Duas vitórias

Ângelo Alves

A Bolívia e o Chile mostram que é possível resistir e avançar

A realização das eleições na Bolívia e o Referendo constitucional no Chile constituem dois importantes acontecimentos na evolução da situação na América Latina, que se somam a outros importantes focos de resistência no caminho de luta dos povos daquela região.

Na Bolívia, o povo saiu à rua em massa para comemorar a retumbante vitória do Movimiento Al Socialismo (MAS) nas eleições de 18 de Outubro. Com uma impressionante participação de 88,4%, os bolivianos atribuíram ao MAS uma vitória historicamente expressiva – nunca uma força política tinha tido tantos votos em toda a história da Bolívia, 3,4 milhões de votos. Luis Arce foi eleito Presidente da Bolívia à primeira volta com 55,1% dos votos e o MAS consegue resultados de 60% e 58% nas votações para a Câmara de Deputados e para o Senado, respectivamente.
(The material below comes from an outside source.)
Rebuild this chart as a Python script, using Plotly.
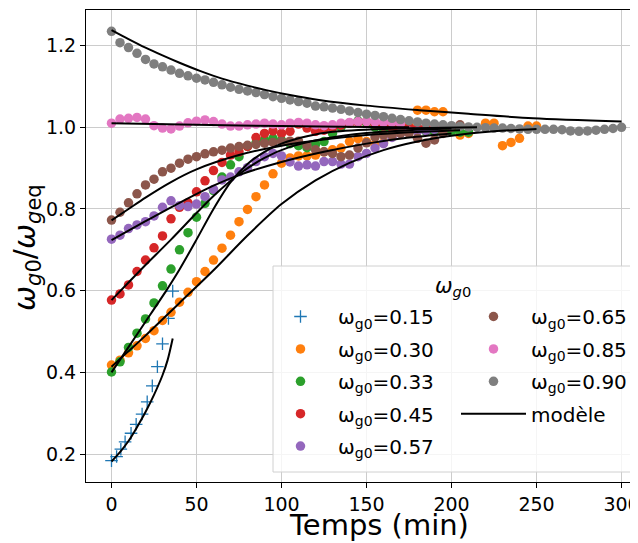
import plotly.graph_objects as go

# ---------------- data ----------------
t_015 = [0, 3, 5.5, 8, 11.5, 14.5, 18, 21, 24, 27, 30, 33.5, 36]
y_015 = [0.184, 0.194, 0.212, 0.230, 0.251, 0.273, 0.298, 0.328, 0.367, 0.414, 0.470, 0.532, 0.599]

t_030 = [0, 5, 10, 15, 20, 25, 30, 35, 40, 45, 50, 55, 60, 65, 70, 75, 80, 85, 90, 95,
         100, 105, 110, 115, 120, 125, 130, 135, 140, 145, 150, 155, 160, 165, 170, 175,
         180, 185, 190, 195, 205, 210, 220, 225, 230, 235, 240, 245, 250]
y_030 = [0.418, 0.430, 0.448, 0.465, 0.483, 0.502, 0.527, 0.547, 0.572, 0.596, 0.622, 0.647,
         0.675, 0.704, 0.736, 0.769, 0.799, 0.830, 0.859, 0.886, 0.912, 0.925, 0.930, 0.930,
         0.932, 0.940, 0.945, 0.949, 0.965, 0.972, 0.965, 0.958, 0.962, 0.977, 0.995, 1.006,
         1.042, 1.042, 1.038, 1.038, 0.981, 0.985, 1.010, 1.010, 0.955, 0.963, 0.973, 1.003, 1.003]

t_033 = [0, 5, 10, 15, 20, 25, 30, 35, 40, 45, 50, 55, 60, 65, 70, 75, 80, 85, 90, 95,
         100, 105, 110, 115, 120, 125, 130, 135, 140, 145, 150, 155, 160, 165, 170, 175,
         180, 185, 190, 195, 200, 205, 210]
y_033 = [0.401, 0.426, 0.461, 0.496, 0.531, 0.570, 0.612, 0.653, 0.700, 0.742, 0.780, 0.814,
         0.845, 0.878, 0.908, 0.928, 0.953, 0.962, 0.969, 0.973, 0.968, 0.960, 0.955, 0.950,
         0.958, 0.965, 0.985, 1.000, 1.010, 1.016, 1.010, 1.000, 0.995, 0.990, 0.990, 0.992,
         0.995, 0.990, 0.988, 0.990, 0.990, 0.988, 0.988]

t_045 = [0, 5, 10, 15, 20, 25, 30, 35, 40, 45, 50, 55, 60, 65, 70, 75, 80, 85, 90, 95,
         100, 105, 110, 115, 120, 125, 130, 135, 140, 145, 150, 155, 160, 165, 170, 175,
         180, 185, 190]
y_045 = [0.577, 0.592, 0.614, 0.647, 0.675, 0.705, 0.734, 0.776, 0.804, 0.815, 0.842, 0.869,
         0.894, 0.914, 0.932, 0.940, 0.953, 0.975, 0.985, 0.991, 0.985, 0.990, 1.008, 0.998,
         0.990, 0.993, 0.998, 1.005, 1.010, 1.012, 1.014, 1.008, 1.003, 1.000, 0.998, 0.999,
         1.000, 0.998, 0.997]

t_057 = [0, 5, 10, 15, 20, 25, 30, 35, 40, 45, 50, 55, 60, 65, 70, 75, 80, 85, 90, 95,
         100, 105, 110, 115, 120, 125, 130, 135, 140, 145, 150, 155, 160, 165, 170, 175,
         180, 185, 190]
y_057 = [0.726, 0.736, 0.752, 0.761, 0.769, 0.783, 0.804, 0.820, 0.808, 0.806, 0.812, 0.830,
         0.848, 0.871, 0.878, 0.891, 0.901, 0.916, 0.928, 0.936, 0.930, 0.915, 0.905, 0.908,
         0.905, 0.916, 0.916, 0.910, 0.910, 0.928, 0.936, 0.949, 0.960, 0.975, 0.985, 0.990,
         0.990, 0.992, 0.995]

t_065 = [0, 5, 10, 15, 20, 25, 30, 35, 40, 45, 50, 55, 60, 65, 70, 75, 80, 85, 90, 95,
         100, 105, 110, 115, 120, 125, 130, 135, 140, 145, 150, 155, 160, 165, 170, 175,
         180, 185, 190, 195, 200, 205]
y_065 = [0.773, 0.792, 0.815, 0.837, 0.859, 0.873, 0.891, 0.900, 0.912, 0.922, 0.928, 0.935,
         0.940, 0.944, 0.949, 0.953, 0.956, 0.958, 0.961, 0.963, 0.965, 0.966, 0.966, 0.955,
         0.945, 0.940, 0.936, 0.928, 0.932, 0.949, 0.962, 0.976, 0.981, 0.981, 0.985, 0.985,
         0.973, 0.961, 0.969, 0.985, 1.000, 1.006]

t_085 = [0, 5, 10, 15, 20, 25, 30, 35, 40, 45, 50, 55, 60, 65, 70, 75, 80, 85, 90, 95,
         100, 105, 110, 115, 120, 125, 130, 135, 140, 145, 150, 155, 160, 165, 170]
y_085 = [1.010, 1.020, 1.022, 1.024, 1.020, 1.004, 0.998, 0.996, 1.003, 1.011, 1.015, 1.018,
         1.014, 1.008, 1.003, 1.003, 1.006, 1.008, 1.010, 1.008, 1.006, 1.010, 1.012, 1.010,
         1.006, 1.004, 1.006, 1.010, 1.012, 1.014, 1.014, 1.013, 1.012, 1.012, 1.010]

t_090 = [0, 5, 10, 15, 20, 25, 30, 35, 40, 45, 50, 55, 60, 65, 70, 75, 80, 85, 90, 95,
         100, 105, 110, 115, 120, 125, 130, 135, 140, 145, 150, 155, 160, 165, 170, 175,
         180, 185, 190, 195, 200, 205, 210, 215, 220, 225, 230, 235, 240, 245, 250, 255,
         260, 265, 270, 275, 280, 285, 290, 295, 300]
y_090 = [1.235, 1.207, 1.195, 1.181, 1.166, 1.155, 1.148, 1.140, 1.132, 1.126, 1.120, 1.116,
         1.110, 1.104, 1.098, 1.093, 1.089, 1.085, 1.080, 1.075, 1.071, 1.067, 1.063, 1.059,
         1.052, 1.050, 1.047, 1.044, 1.040, 1.036, 1.032, 1.029, 1.026, 1.022, 1.019, 1.016,
         1.013, 1.010, 1.008, 1.006, 1.004, 1.002, 1.001, 1.000, 0.999, 0.998, 0.998, 0.997,
         0.996, 0.995, 0.995, 0.995, 0.995, 0.994, 0.991, 0.990, 0.991, 0.993, 0.995, 0.997, 1.000]

# model curves
tm_015 = [0, 5, 10, 15, 20, 25, 30, 33, 36]
ym_015 = [0.182, 0.205, 0.232, 0.266, 0.303, 0.345, 0.393, 0.430, 0.483]
tm_030 = [0, 20, 40, 60, 80, 100, 120, 140, 160, 180, 200, 225, 250]
ym_030 = [0.414, 0.490, 0.570, 0.650, 0.735, 0.812, 0.870, 0.913, 0.944, 0.965, 0.979, 0.990, 0.996]
tm_033 = [0, 10, 20, 32.5, 40, 50, 60, 70, 80, 90, 100, 115, 130, 160, 215]
ym_033 = [0.400, 0.462, 0.524, 0.602, 0.652, 0.725, 0.800, 0.865, 0.910, 0.940, 0.960, 0.978, 0.989, 0.996, 1.000]
tm_045 = [0, 10, 20, 35, 50, 60, 75, 90, 105, 125, 150, 175, 200]
ym_045 = [0.577, 0.620, 0.663, 0.725, 0.790, 0.832, 0.885, 0.925, 0.952, 0.972, 0.986, 0.993, 0.997]
tm_057 = [0, 20, 40, 60, 75, 100, 125, 150, 175, 200]
ym_057 = [0.724, 0.770, 0.815, 0.857, 0.883, 0.915, 0.940, 0.960, 0.975, 0.985]
tm_065 = [0, 10, 20, 35, 50, 75, 100, 125, 150, 175, 205]
ym_065 = [0.772, 0.800, 0.828, 0.866, 0.897, 0.932, 0.955, 0.970, 0.981, 0.988, 0.993]
tm_085 = [0, 50, 100, 150, 175]
ym_085 = [1.010, 1.006, 1.003, 1.001, 1.000]
tm_090 = [0, 10, 20, 30, 40, 52, 65, 80, 91, 105, 122, 150, 181, 210, 248, 300]
ym_090 = [1.238, 1.216, 1.195, 1.176, 1.158, 1.138, 1.119, 1.102, 1.091, 1.079, 1.067, 1.053, 1.042, 1.033, 1.022, 1.014]

labels = ["0.15", "0.30", "0.33", "0.45", "0.57", "0.65", "0.85", "0.90"]
colors = ["#1f77b4", "#ff7f0e", "#2ca02c", "#d62728", "#9467bd", "#8c564b", "#e377c2", "#7f7f7f"]
data_t = [t_015, t_030, t_033, t_045, t_057, t_065, t_085, t_090]
data_y = [y_015, y_030, y_033, y_045, y_057, y_065, y_085, y_090]
model_t = [tm_015, tm_030, tm_033, tm_045, tm_057, tm_065, tm_085, tm_090]
model_y = [ym_015, ym_030, ym_033, ym_045, ym_057, ym_065, ym_085, ym_090]

# ---------------- figure ----------------
# the page body adds an 8px offset, so the figure is drawn 8px smaller
OFF = 8
W, H = 638 - OFF, 543 - OFF
# plot area in window pixels: x 86..638, y 10..482
ML, MT = 86 - OFF, 10 - OFF
PW, PH = 552, 472
MR = W - ML - PW
MB = H - MT - PH

def px_x(p):
    return (p - 86) / PW

def px_y(p):
    return (482 - p) / PH

fig = go.Figure()

for i, (lab, col, tt, yy) in enumerate(zip(labels, colors, data_t, data_y)):
    leg = "legend" if i < 5 else "legend2"
    if i == 0:
        marker = dict(symbol="cross-thin", size=9, line=dict(color=col, width=1.3), color=col)
    else:
        marker = dict(symbol="circle", size=9.5, color=col, line=dict(width=0))
    fig.add_trace(go.Scatter(
        x=tt, y=yy, mode="markers", marker=marker,
        name="ω<sub>g0</sub>=" + lab, legend=leg, legendgroup="g" + str(i),
    ))

for i, (tt, yy) in enumerate(zip(model_t, model_y)):
    fig.add_trace(go.Scatter(
        x=tt, y=yy, mode="lines", line=dict(color="black", width=2, shape="spline", smoothing=0.8),
        name="modèle", legend="legend2", legendgroup="model", showlegend=(i == 0),
    ))

# legend frame and title
fig.add_shape(type="rect", xref="paper", yref="paper",
              x0=px_x(273), x1=px_x(636), y0=px_y(472), y1=px_y(266),
              line=dict(color="#d0d0d0", width=1), fillcolor="rgba(255,255,255,0.8)", layer="above")
fig.add_annotation(xref="paper", yref="paper", x=px_x(453), y=px_y(287),
                   text="<i>ω</i><sub><i>g</i>0</sub>", showarrow=False,
                   font=dict(size=21, color="black", family="DejaVu Sans"),
                   xanchor="center", yanchor="middle")

# axis titles
fig.add_annotation(xref="paper", yref="paper", x=px_x(379), y=px_y(525),
                   text="Temps (min)", showarrow=False,
                   font=dict(size=29, color="black", family="DejaVu Sans"),
                   xanchor="center", yanchor="middle")
fig.add_annotation(xref="paper", yref="paper", x=px_x(26), y=px_y(248),
                   text="<i>ω</i><sub><i>g</i>0</sub>/<i>ω</i><sub><i>g</i>eq</sub>", showarrow=False,
                   textangle=-90,
                   font=dict(size=30, color="black", family="DejaVu Sans"),
                   xanchor="center", yanchor="middle")

legfont = dict(size=20, color="black", family="DejaVu Sans")
fig.update_layout(
    width=W, height=H,
    margin=dict(l=ML, r=MR, t=MT, b=MB, autoexpand=False),
    paper_bgcolor="white", plot_bgcolor="white",
    font=dict(family="DejaVu Sans", color="black", size=19),
    legend=dict(x=px_x(263), y=px_y(297), xanchor="left", yanchor="top",
                bgcolor="rgba(0,0,0,0)", borderwidth=0, font=legfont,
                tracegroupgap=3.4, itemwidth=65, traceorder="grouped"),
    legend2=dict(x=px_x(456), y=px_y(297), xanchor="left", yanchor="top",
                 bgcolor="rgba(0,0,0,0)", borderwidth=0, font=legfont,
                 tracegroupgap=3.4, itemwidth=65, traceorder="grouped"),
    xaxis=dict(range=[-15, 309.7], tickvals=[0, 50, 100, 150, 200, 250, 300],
               showgrid=True, gridcolor="#cccccc", gridwidth=1, zeroline=False,
               showline=True, linecolor="black", linewidth=1.2, mirror=True,
               ticks="outside", ticklen=5, tickcolor="black", automargin=False,
               ticklabeloverflow="allow", tickfont=dict(size=19)),
    yaxis=dict(range=[0.1317, 1.2871], tickvals=[0.2, 0.4, 0.6, 0.8, 1.0, 1.2],
               ticktext=["0.2", "0.4", "0.6", "0.8", "1.0", "1.2"],
               showgrid=True, gridcolor="#cccccc", gridwidth=1, zeroline=False,
               showline=True, linecolor="black", linewidth=1.2, mirror=False,
               ticks="outside", ticklen=5, tickcolor="black", automargin=False,
               tickfont=dict(size=19)),
    showlegend=True,
)

fig.write_html("out.html")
Apesar da COVID-19, e de inúmeras manobras das forças golpistas para tentar condicionar as eleições e manter o poder, as forças progressistas, o movimento sindical e outros movimentos sociais da Bolívia levaram a sua resistência de um ano até às urnas de voto e demonstraram de uma forma extraordinária que o que aconteceu na Bolívia em Outubro de 2019 foi um golpe de Estado, um crime contra a democracia, a vontade popular e a Constituição. Um golpe inserido na agenda golpista do imperialismo, ao serviço do grande capital que saliva pelos recursos naturais da Bolívia, apoiado e desencadeado por forças externas, com um papel vergonhoso da OEA e do agente de serviço Luis Almagro.

No Chile, gigantescas multidões encheram a rebaptizada Praça da Dignidade (antiga Praça Itália) e as ruas e avenidas de Santiago do Chile para comemorar a vitória no referendo para um nova Constituição. As canções de Victor Jara e o grito o povo unido jamais será vencido ecoadas mais uma vez ilustraram bem o significado histórico e político da vitória esmagadora do «Sim» a uma nova Constituição que irá pôr fim à actual, herdada da ditadura fascista de Pinochet, concebida para eternizar um regime ultraliberal, peça exemplar da Escola de Chicago, que está na origem das enormes desigualdades sociais e da corrupção naquele País.

Apesar da criminosa repressão do Governo de Sebastian Piñera o povo chileno conseguiu vencer a violência, ultrapassar manobras de divisão do movimento social e político e evoluir de uma contestação contra desigualdades e problemas sociais para um patamar de luta que pôs em causa a «espinha dorsal» de um regime que nunca rompeu de facto com a ditadura de Pinochet. As percentagens de 78,2% para o «Sim» e de 79,2% para a opção de a nova Constituição ser redigida por uma Convenção Constituinte eleita directamente pelo povo, ilustram bem a opção de romper com o passado ditatorial e abrir um novo caminho de esperança e progresso. Segue-se agora um período altamente exigente do ponto de vista político em que tudo será tentado para quebrar a unidade popular e perverter o carácter abertamente progressista desta conquista.

Não obstante o imperialismo já ter demonstrado capacidade de usar de muitos meios e tácticas para tentar impedir a emancipação social e nacional dos povos daquela região, estes dois acontecimentos são duas importantes vitórias nas muitas batalhas que se estão a travar na América Latina e demonstram que é possível resistir e avançar!